Nestes dias que antecedem o aniversário de 14 anos de Francisco, nosso Chiquinho, são muitas as cenas que projeto em minha tela mental.
A festa do pijama do ano passado, em que mais de dez garotos acamparam em nosso apartamento, com direito a colchões emprestados e guerra de pipoca; o acantonamento de 15 anos para a Júlia no sítio Viramorro, em São José dos Campos, em que levamos a turma toda de van, como numa verdadeira excursão; a festa na praia da Guaiúba, no Guarujá, com recreação programada pelo professor de teatro; a festa na praia de Santos, com direito a banho noturno de mar e relatos posteriores de que os pré-adolescentes jamais haviam se sentido tão livres.

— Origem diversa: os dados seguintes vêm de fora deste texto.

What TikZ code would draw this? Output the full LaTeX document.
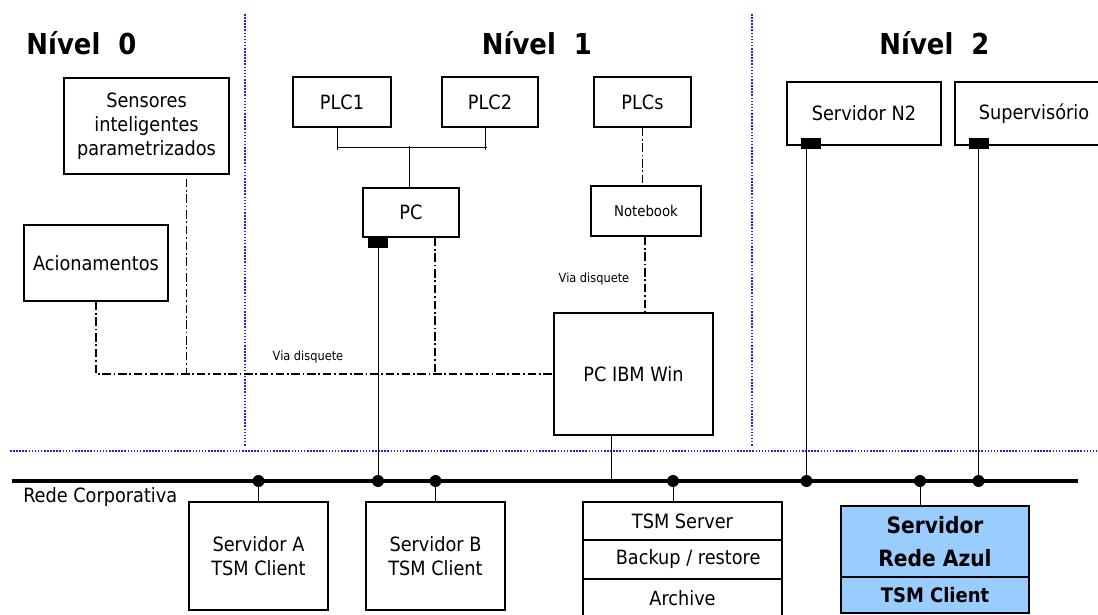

Como esquecer do grande campeonato por ela organizado, para o qual Chico inventou dois times de futebol e desenhou as camisetas? Com ajuda de minha mãe, a vovó Solange, foram confeccionados uniformes para serem distribuídos aos jogadores como lembrancinha. Realizado na quadrinha do Boca Juniors, na Ponta da Praia, o clássico FEN x Fibol – não faço a menor ideia de onde ele tirou esses nomes – ainda costuma render resenhas acaloradas e relatos apaixonados.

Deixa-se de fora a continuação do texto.